▶ **Given instruction**:
Set down all of the data that follows word for word, without the images.

[BEGIN Supplied material]

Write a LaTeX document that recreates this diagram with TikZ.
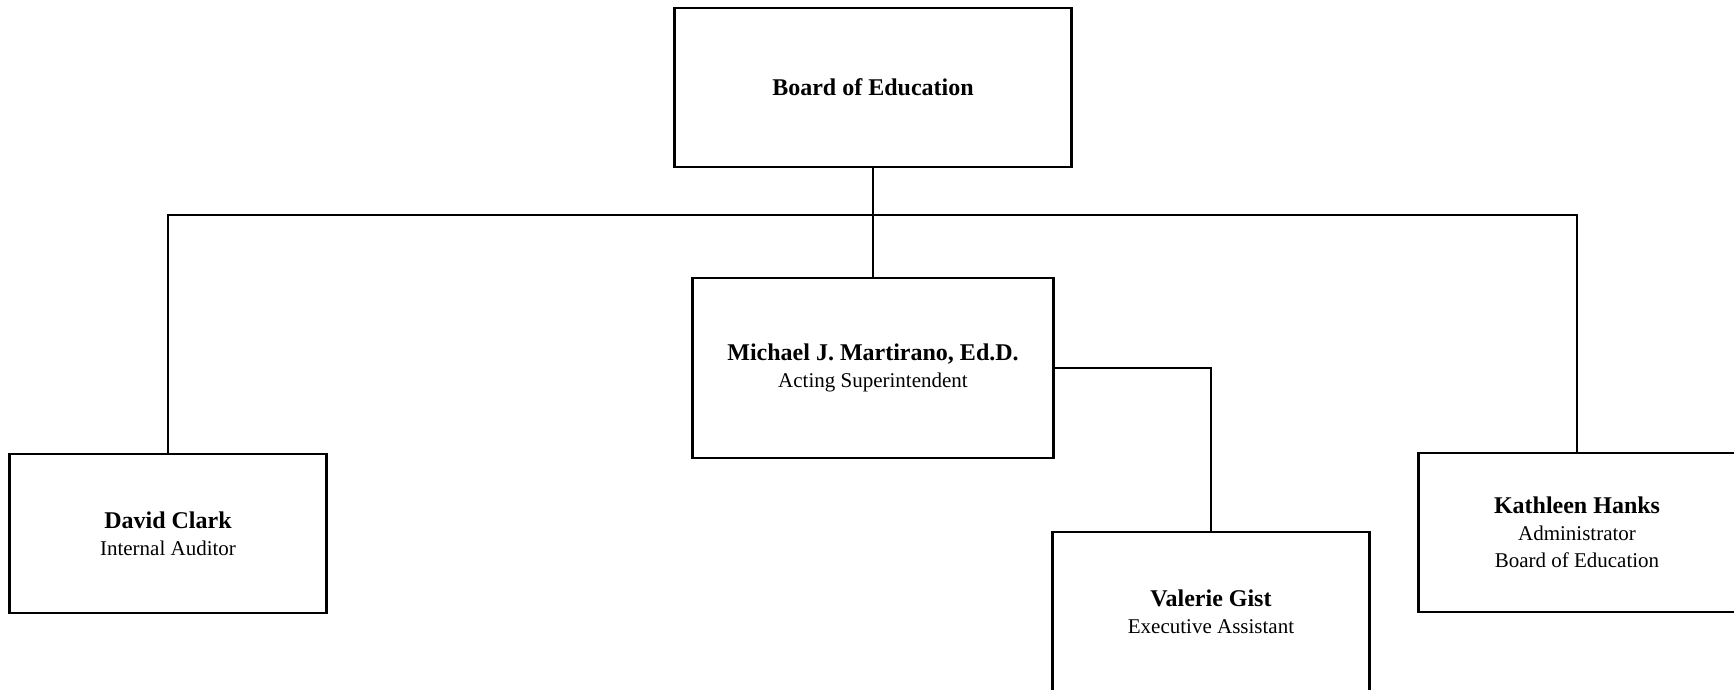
\documentclass[tikz,border=0pt]{standalone}
\usepackage{fontspec}
\setmainfont{Liberation Serif}
\begin{document}
\begin{tikzpicture}[x=1pt,y=-1pt,
  box/.style={draw,line width=2.5pt,align=center,inner sep=0pt,
    font=\fontsize{21}{27}\selectfont},
  staff/.style={box,minimum width=317pt,minimum height=159pt},
  link/.style={line width=2.5pt}]
  \useasboundingbox (0,0) rectangle (1734,689);
  \node[box,minimum width=397pt,minimum height=159pt] (board) at (873,87.5)
    {\fontsize{24}{27}\selectfont\bfseries Board of Education};
  \node[box,minimum width=361pt,minimum height=180pt] (michael) at (873,368)
    {{\fontsize{24}{27}\selectfont\bfseries Michael J. Martirano, Ed.D.}\\Acting Superintendent};
  \node[staff] (clark) at (168,533.5)
    {{\fontsize{24}{27}\selectfont\bfseries David Clark}\\Internal Auditor};
  \node[staff] (gist) at (1211,611.5)
    {{\fontsize{24}{27}\selectfont\bfseries Valerie Gist}\\Executive Assistant};
  \node[staff] (hanks) at (1577,532.5)
    {{\fontsize{24}{27}\selectfont\bfseries Kathleen Hanks}\\Administrator\\Board of Education};
  \coordinate (split) at (873,215);
  \draw[link] (board.south) -- (michael.north);
  \draw[link] (clark.north) |- (split) -| (hanks.north);
  \draw[link] (michael.east) -| (gist.north);
\end{tikzpicture}
\end{document}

[END Supplied material]

▶ **Written reply**:
Write a LaTeX document that recreates this diagram with TikZ.
\documentclass[tikz,border=0pt]{standalone}
\usepackage{fontspec}
\setmainfont{Liberation Serif}
\begin{document}
\begin{tikzpicture}[x=1pt,y=-1pt,
  box/.style={draw,line width=2.5pt,align=center,inner sep=0pt,
    font=\fontsize{21}{27}\selectfont},
  staff/.style={box,minimum width=317pt,minimum height=159pt},
  link/.style={line width=2.5pt}]
  \useasboundingbox (0,0) rectangle (1734,689);
  \node[box,minimum width=397pt,minimum height=159pt] (board) at (873,87.5)
    {\fontsize{24}{27}\selectfont\bfseries Board of Education};
  \node[box,minimum width=361pt,minimum height=180pt] (michael) at (873,368)
    {{\fontsize{24}{27}\selectfont\bfseries Michael J. Martirano, Ed.D.}\\Acting Superintendent};
  \node[staff] (clark) at (168,533.5)
    {{\fontsize{24}{27}\selectfont\bfseries David Clark}\\Internal Auditor};
  \node[staff] (gist) at (1211,611.5)
    {{\fontsize{24}{27}\selectfont\bfseries Valerie Gist}\\Executive Assistant};
  \node[staff] (hanks) at (1577,532.5)
    {{\fontsize{24}{27}\selectfont\bfseries Kathleen Hanks}\\Administrator\\Board of Education};
  \coordinate (split) at (873,215);
  \draw[link] (board.south) -- (michael.north);
  \draw[link] (clark.north) |- (split) -| (hanks.north);
  \draw[link] (michael.east) -| (gist.north);
\end{tikzpicture}
\end{document}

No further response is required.